Like millions of other Americans, Christine Morrisey has high cholesterol. But unlike the majority of people with high cholesterol, the standard treatment — diet + exercise + statins — wasn’t working for her.
Plus, the statins were causing her muscle aches, so she stopped taking them — and her cholesterol levels kept climbing.
Fortunately, Morrisey was able to find both the cause of the problem and a potential solution at Rush's Advanced Lipid (Cholesterol) Clinic.
Getting to the heart of the matter
Morrisey came to the clinic in early 2019, and met with the clinic director, cardiologist Dinesh Kalra, MD. At that time, Morrisey’s cholesterol level was 301; the normal value is around 150. She was anxious to know was causing the extreme elevation.
After conducting a variety of tests, Kalra determined that Morrisey has a genetic disorder (known as familial hypercholesterolemia) in which one gene that metabolizes cholesterol is abnormal. All the oatmeal and cardio in the world wouldn’t have made that gene do its job properly. And if left untreated, Morrisey’s high cholesterol could have been deadly.
Kalra says that people with familial hypercholesterolemia (FH) have 4-fold higher rates of heart attacks than those who don’t have FH, even at the same cholesterol levels. The genetic abnormality exposes them to high cholesterol levels since birth, so it’s more likely their arteries will harden and narrow.
“It is important to identify the genetic cause of high cholesterol because it’s more aggressive in terms of causing fatty buildup inside the arteries,” Kalra says. “It can lead to a higher rate of heart attack, stroke or death.”
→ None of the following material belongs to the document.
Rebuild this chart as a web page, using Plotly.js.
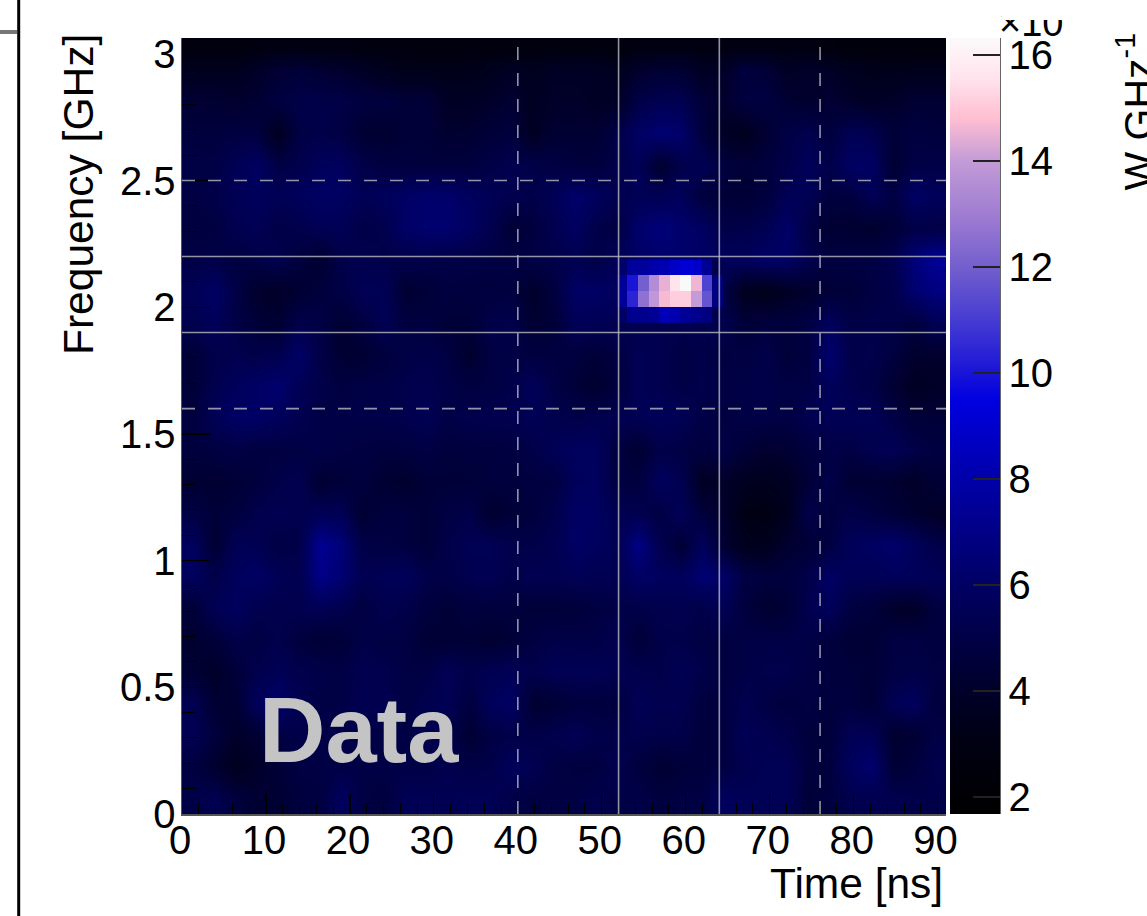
<!DOCTYPE html>
<html>
<head>
<meta charset="utf-8">
<script src="https://cdn.plot.ly/plotly-3.0.1.min.js"></script>
<style>html,body{margin:0;padding:0;background:#fff;overflow:hidden}#wrap{position:relative;width:1147px;height:916px}#chart{width:1147px;height:916px}#crop{position:absolute;left:1002px;top:0;width:90px;height:20px;background:#fff}</style>
</head>
<body>
<div id="wrap"><div id="chart"></div><div id="crop"></div></div>
<script>
// Background power, top row (highest frequency) first, 36 time bins per row
const backgroundPower = [
[2.7,2.7,2.7,2.8,2.9,2.9,2.9,2.9,2.8,2.8,2.7,2.7,2.7,2.7,2.7,2.7,2.7,2.7,2.7,2.7,2.7,2.9,2.9,2.9,2.9,2.9,2.9,2.9,2.9,2.9,2.7,2.6,2.6,2.6,2.6,2.6],
[3.5,3.5,3.5,3.9,4.3,4.5,4.3,4.1,3.8,3.5,3.3,3.3,3.3,3.3,3.5,3.8,3.5,3.8,3.8,3.8,3.5,4.1,4.3,4.3,3.7,3.9,4.7,4.5,3.8,4,3.9,3.5,3.4,3.3,3.4,3.4],
[4.3,4.3,4.1,4.3,4.8,5.1,5.1,5,4.8,4.7,4.5,4.5,3.8,3.8,4,4.3,3.6,4,4,3.8,3.9,5,5.4,5.4,4.5,4.1,4.8,4.8,4.3,4.1,4.3,4,3.8,4,4.3,4.3],
[4.7,4.7,4.8,4.8,3.6,4.9,5.1,4.9,4.3,4.2,4.5,4.5,4.2,4.3,4.5,4.7,3.7,4.3,4.3,4.3,5,6,6.4,6.2,4.7,3.8,3.5,4.3,5,5.3,4.7,5.5,5.3,4.5,4.8,4.7],
[5,4.9,5.5,5.9,5,5.2,5.7,5.8,5.1,4.8,4.7,4.7,4.7,4.7,5,5.3,5.1,4.9,4.7,4.7,5.1,5.6,4.2,5.2,5.5,4.8,4.5,4.7,5.1,5.7,5.1,6,6,4.3,5,5],
[4.9,5.1,5.5,5.7,5.5,5.7,6,5.9,5.5,5.7,6,6.2,6.2,5.8,5.5,5.3,5.1,5.5,6.2,5.8,5.3,5.5,5.5,5.7,4.7,4.5,4.4,4.7,5.5,5.5,4.7,4.8,5.5,4.9,6,5.7],
[4.7,4.8,5.3,5.5,5,5.2,5.5,5.5,5,5.2,6.1,6.3,6.3,5.9,5.3,4.4,4.7,5.3,5.9,5.1,4.8,6.2,6.6,6.2,5.9,5.1,5.1,5.4,6.1,4.9,4.3,4.3,4.1,4.5,5,5],
[5,5.1,4.8,5,5.3,4.7,4.2,5.1,5.3,5.1,5.1,5.1,5,5,4.9,4.9,5,5.1,5.4,5,5.6,6,6.2,6.2,6,5.8,5.7,6.1,6,5.3,4.8,4.9,4.9,5.3,6.6,7.4],
[5.5,6,5,4.1,3.9,4.3,4.7,5,5.5,5.5,4.3,4.5,4.8,4.7,4.7,4.8,4,4.7,6,6,5.8,7,8,8,5.5,5,3.6,3.3,3.8,4.1,4.5,4.5,4.9,5.1,6.3,6.8],
[5.3,5.7,5,4.5,4.3,5.2,5,4.3,4.8,5.5,4.8,4.8,4.5,4.5,5.1,5.2,4.3,4.5,5.6,5.5,5.4,5.2,5.3,5.3,5.2,5.3,4.5,4.7,4.7,4.9,5.8,5,5.1,5.1,4.7,5.5],
[4.5,5.1,5.3,5.1,5.3,6.1,5,4.3,4.3,4.7,5,5.1,4.9,4.1,4.9,5,4.8,4.8,4.7,4.5,4.8,5.5,5.3,4.9,5.1,4.8,4.9,5.1,4.5,4.8,6.3,5.1,5.2,4.8,4.1,4.1],
[4.5,5.3,5.7,6,6.3,5.5,5.1,4.8,5,5,5.2,5.3,5,4.8,4.9,5.1,5.6,5,4.5,4.2,4.7,5.5,5.3,5,5.2,4.9,5,5.1,4.9,5,5.7,5.2,5,4.3,3.7,3.9],
[4.8,5.5,6,6,5.7,5.3,5,5,5.1,5.1,5.2,5.5,5,5.2,5.3,5.3,5.5,5.3,5.1,5.3,5.3,5.5,5.6,5.5,5,4.8,5,5,4.9,5.3,5.5,5.5,5.5,5,4.5,4.5],
[4.7,4.8,5,4.8,4.8,4.9,5.1,4.9,4.8,4.7,4.8,4.9,4.7,4.7,4.7,4.8,5.1,5.5,5.8,5.8,4.7,4.3,5.1,4.9,4.7,5,4.5,4.2,4.3,4.7,5,4.9,5.3,5.5,5.1,4.8],
[4.3,4.3,4.4,4.7,5.1,5.3,4.3,4.5,4.7,4.3,4.1,4.5,4.5,4.5,4.7,4.7,4.8,4.8,5.7,5.8,4.8,4.7,5.8,5.3,3.7,4,3.6,3.5,3.7,4.5,5.1,4.3,4.3,4.2,3.9,4.4],
[4.9,4.5,4.7,5.2,5.4,5.2,5.5,5.5,4.3,4.7,4.7,4.5,4.9,5.1,4.2,4.5,4.7,5.1,6,5.9,5.3,5.3,4.9,5.6,4.6,4.1,3.1,3,3.5,5.1,4.7,5.1,4.8,4.5,4.2,3.9],
[5.8,4.3,5.5,5.4,4.9,5.1,7.3,6.6,5,4.9,4.8,4.5,5.1,5.5,5.5,5.2,5.1,5.3,6,5.8,5.4,6.9,5.3,4.4,5.7,4.3,3.5,3.5,4.2,4.5,4.8,5.7,5.9,6.2,5.7,5.1],
[5.8,5.1,5.7,6,5.5,5.3,7,6.4,5.4,5.5,5.7,5.1,5,5.3,5.4,5.1,5.4,5.4,5.5,5.4,5.4,6,5.8,5.7,6.4,6.1,4.9,4.7,4.7,5.1,6,5.5,5.5,5.7,5.7,5.5],
[4.5,5.5,5.8,5.3,5.2,5.3,5.5,5.3,4.8,5.3,5.1,4.7,4.5,4.7,4.7,4.7,4.5,4.5,4.6,4.8,5,5.1,5.2,5.3,5.1,5.5,4.7,4.2,4.4,5.3,5.7,4.8,4.6,4,3.9,4.8],
[4.2,4.5,5.1,4.9,5.2,4.7,4.4,4.5,5.1,4.9,4.9,4.4,4.4,4.5,4.2,4.5,4.8,5.1,5,5,5.3,4.5,5.1,5.1,4.9,4.8,5,5,5,5,4.7,4.4,4.4,4.9,4.9,4.7],
[4.3,4,4.5,5.2,5.5,5.2,5.1,4.9,5.3,5.2,4.9,4.9,5.5,5.1,5.4,5.5,5.2,5.5,5.5,5.5,5.3,5.2,5.1,5.5,5.1,4.8,5,5.2,5.2,4.9,4.7,4.6,4.5,4.9,5,4.9],
[5.4,4.3,4.3,5.7,6.2,5.3,4.9,5,5.4,5.3,4.9,5.3,5.5,4.8,5.7,6,4.3,4.4,4.7,4.7,4.7,5.5,5.3,5.3,4.7,4.8,5.3,4.9,4.7,4.9,4.7,4.7,4.4,5.5,5.8,4.7],
[5.4,4.7,4,4.3,4.9,5.1,5.1,5.1,5.1,5,4.9,5.3,5.1,4.3,4.9,5.1,5,5.2,5.5,5.1,5.1,5.2,5.1,5.1,4.6,4.8,5.5,5.3,5.1,4.6,4.6,5.5,5.5,4.2,4.3,5],
[4.8,4.2,3.5,4,4.5,4.9,4.9,5,5,5,5,5,5.3,5,5.1,5.7,5.4,4.9,4.8,4.8,5.3,4.7,4.3,4.5,4.7,4.8,5.3,5.5,5.5,4.7,4.7,5.8,6.3,4.4,4.7,5.2],
[5,5.4,4.7,4.3,4.3,4.7,4.8,5.8,4.9,4.7,5.5,5.5,5.4,5.5,5.5,5.1,4.8,4.9,4.9,5.2,4.9,5.1,4.7,4.9,4.9,5.8,5.5,5.5,5.5,4.5,4.7,5.3,5.3,5.3,5.1,5.1]
];
const backgroundFreqs = [3.03,2.9375,2.8125,2.6875,2.5625,2.4375,2.3125,2.1875,2.0625,1.9375,1.8125,1.6875,1.5625,1.4375,1.3125,1.1875,1.0625,0.9375,0.8125,0.6875,0.5625,0.4375,0.3125,0.1875,0.0625];

// The signal region, read cell by cell, lowest frequency row first
const peakTimeEdges = [51.8,53.07,54.33,55.6,56.86,58.12,59.39,60.65,61.92,63.18,64.45];
const peakFreqEdges = [1.9375,2.0,2.0625,2.125,2.1875];
const peakPower = [
[6,7.2,7.2,7.4,8.4,8.2,7.5,7.2,6.8,5.3],
[7.5,10.4,12.6,13.9,14.7,15.1,15.1,14,11.7,6.8],
[7.5,10,12,13.5,14.5,15.6,16.3,14.6,11.2,6.8],
[6.2,7.6,7.6,8,8.2,8.8,9.2,9,7.4,5.3]
];

const solidTimes = [52,64];
const dashedTimes = [40,76];
const solidFreqs = [1.9,2.2];
const dashedFreqs = [1.6,2.5];
const colorbarTicks = [2,4,6,8,10,12,14,16];
const timeTicks = [0,10,20,30,40,50,60,70,80,90];
const freqTicks = [0,0.5,1,1.5,2,2.5,3];
const freqTickLabels = ['0','0.5','1','1.5','2','2.5','3'];

const zMin = 1.68, zMax = 16.32;
const colorStops = [
[1.68,'rgb(0,0,0)'],[3,'rgb(0,0,18)'],[4,'rgb(0,0,42)'],[5,'rgb(0,0,70)'],[6,'rgb(0,0,100)'],
[7,'rgb(0,0,135)'],[8,'rgb(0,0,170)'],[9,'rgb(0,0,205)'],[9.5,'rgb(0,0,225)'],[10,'rgb(25,20,215)'],
[11,'rgb(70,60,210)'],[12,'rgb(115,95,205)'],[13,'rgb(160,125,210)'],[14,'rgb(195,155,215)'],
[14.8,'rgb(255,190,210)'],[15.5,'rgb(255,225,235)'],[16,'rgb(255,240,245)'],[16.32,'rgb(250,250,250)']
];
const colorscale = colorStops.map(s => [(s[0]-zMin)/(zMax-zMin), s[1]]);

const xMax = 91, yMax = 3.0625;
const bgTimes = backgroundPower[0].map((_, i) => (i+0.5)*xMax/36);
const FONT = 'Liberation Sans, Arial, sans-serif';

const traces = [
  {type:'heatmap', x:bgTimes, y:backgroundFreqs.slice().reverse(), z:backgroundPower.slice().reverse(),
   zmin:zMin, zmax:zMax, colorscale:colorscale, zsmooth:'best', hoverinfo:'skip',
   colorbar:{x:768/764, xanchor:'left', xpad:0, y:0, yanchor:'bottom', ypad:0, len:1, lenmode:'fraction',
     thickness:50, thicknessmode:'pixels', outlinewidth:0, tickmode:'array', tickvals:colorbarTicks,
     ticktext:colorbarTicks.map(String), ticks:'inside', ticklen:27, tickwidth:1.5, tickcolor:'#222',
     tickfont:{family:FONT,size:40,color:'#000'}}},
  {type:'heatmap', x:peakTimeEdges, y:peakFreqEdges, z:peakPower, zmin:zMin, zmax:zMax,
   colorscale:colorscale, showscale:false, zsmooth:false, hoverinfo:'skip'}
];

const lineStyle = (dashed) => ({color:'rgba(185,185,195,0.8)', width:1.6, dash: dashed ? '13px,13px' : 'solid'});
const shapes = [];
solidTimes.forEach(t => shapes.push({type:'line',xref:'x',yref:'paper',x0:t,x1:t,y0:0,y1:1,line:lineStyle(false)}));
dashedTimes.forEach(t => shapes.push({type:'line',xref:'x',yref:'paper',x0:t,x1:t,y0:0,y1:1,line:lineStyle(true)}));
solidFreqs.forEach(f => shapes.push({type:'line',xref:'paper',yref:'y',x0:0,x1:1,y0:f,y1:f,line:lineStyle(false)}));
dashedFreqs.forEach(f => shapes.push({type:'line',xref:'paper',yref:'y',x0:0,x1:1,y0:f,y1:f,line:lineStyle(true)}));
// colour bar axis line
shapes.push({type:'line',xref:'paper',yref:'paper',x0:818/764,x1:818/764,y0:0,y1:1,line:{color:'#666',width:2}});
// page edge remnants left of the chart
shapes.push({type:'line',xref:'paper',yref:'paper',x0:-163.3/764,x1:-163.3/764,y0:-102/776,y1:38/776+1,line:{color:'#000',width:3}});
shapes.push({type:'line',xref:'paper',yref:'paper',x0:-182/764,x1:-165/764,y0:782/776,y1:782/776,line:{color:'#777',width:4}});

const annotations = [
  {text:'Data',xref:'x',yref:'y',x:21.05,y:0.33,xanchor:'center',yanchor:'middle',showarrow:false,
   font:{family:FONT,size:92,color:'#c4c4c4',weight:700}},
  {text:'Time [ns]',xref:'paper',yref:'paper',x:763/764,y:-70/776,xanchor:'right',yanchor:'middle',showarrow:false,
   font:{family:FONT,size:42.5,color:'#000'}},
  {text:'Frequency [GHz]',xref:'paper',yref:'paper',x:-103/764,y:(814-195)/776,xanchor:'center',yanchor:'middle',textangle:-90,showarrow:false,
   font:{family:FONT,size:42.5,color:'#000'}},
  {text:'W GHz<sup>-1</sup>',xref:'paper',yref:'paper',x:953.5/764,y:(814-112)/776,xanchor:'center',yanchor:'middle',textangle:-90,showarrow:false,
   font:{family:FONT,size:41,color:'#000'}},
  {text:'\u00d710',xref:'paper',yref:'paper',x:816/764,y:(814-45)/776,xanchor:'left',yanchor:'bottom',showarrow:false,borderpad:0,
   font:{family:FONT,size:38,color:'#000'}}
];

const layout = {
  width:1147, height:916, paper_bgcolor:'#fff', plot_bgcolor:'#fff', showlegend:false,
  margin:{l:182,r:201,t:38,b:102,pad:0,autoexpand:false},
  font:{family:FONT,color:'#000'},
  xaxis:{range:[0,xMax],tickmode:'array',tickvals:timeTicks,ticktext:timeTicks.map(String),ticks:'inside',ticklen:20,tickwidth:1.2,tickcolor:'#000',
    ticklabelstandoff:-10,ticklabelshift:-2,
    tickfont:{family:FONT,size:40,color:'#000'},showgrid:false,zeroline:false,showline:true,linecolor:'#555',linewidth:1.5,
    minor:{dtick:2,tick0:0,ticks:'inside',ticklen:10,tickwidth:1,tickcolor:'#000',showgrid:false}},
  yaxis:{range:[0,yMax],tickmode:'array',tickvals:freqTicks,ticktext:freqTickLabels,ticks:'inside',ticklen:28,tickwidth:1.2,tickcolor:'#000',
    ticklabelstandoff:-3,
    tickfont:{family:FONT,size:40,color:'#000'},showgrid:false,zeroline:false,showline:true,linecolor:'#555',linewidth:1.5,
    minor:{dtick:0.1,tick0:0,ticks:'inside',ticklen:14,tickwidth:1,tickcolor:'#000',showgrid:false}},
  shapes:shapes, annotations:annotations
};
Plotly.newPlot('chart', traces, layout, {displayModeBar:false, staticPlot:true});
</script>
</body>
</html>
Since the statin was causing Morrisey pain, Kalra tried a different approach. He prescribed a self-injectable drug called Repatha, belonging to a class of drugs called PCSK9 inhibitors. It’s typically used for people who’ve had a heart attack or stroke, but Kalra made sure that Morrisey’s insurance was able to process the claim. PCSK9 drugs have shown efficacy in lowering bad cholesterol (LDL-C) in patients with heterozygous familial hypercholesterolemia.
The drug is expected to lower Morrisey's cholesterol levels by an impressive 60 percent. She started taking the drug this summer and will see Kalra in late-2019 for a follow-up appointment. In the meantime, she is relieved to finally feel more in control of her health.
Exploring the benefits of a ‘one-stop shop’ for patients
Kalra established the Advanced Lipid Clinic because he knows there are many people, like Morrisey, with uncontrolled high cholesterol. He describes the clinic as a “one-stop shop” for people with the following:
- Familial hypercholesterolemia and /or hypertriglyceridemia
- Family history of heart disease
- Non-statin alternatives for those with side effects or residual risk
- Low HDL cholesterol, metabolic syndrome
- High Lp(a) and genetic markers of CHD (coronary heart disease)
“What’s great about the clinic is that it allows us to prescribe other medications, besides statins, to help patients lower their cholesterol,” Kalra explains. “Patients will have opportunities to enroll in clinical trials. There’s a focus on prevention programs and dietary counseling, too.”
The clinic plans to offer an LDL apheresis service for patients with extremely high cholesterol values who don’t respond to medications alone. Apheresis uses a filtration machine that can filter out a patient’s bad lipids from their bloodstream.
Morrisey, for one, is grateful the clinic exists — and for Kalra’s expertise.
“It’s nice to know that you’re going to a cardiologist who specializes in your area of need,” she says. “Dr. Kalra is committed to doing everything he can to prevent me from having a heart attack or stroke.”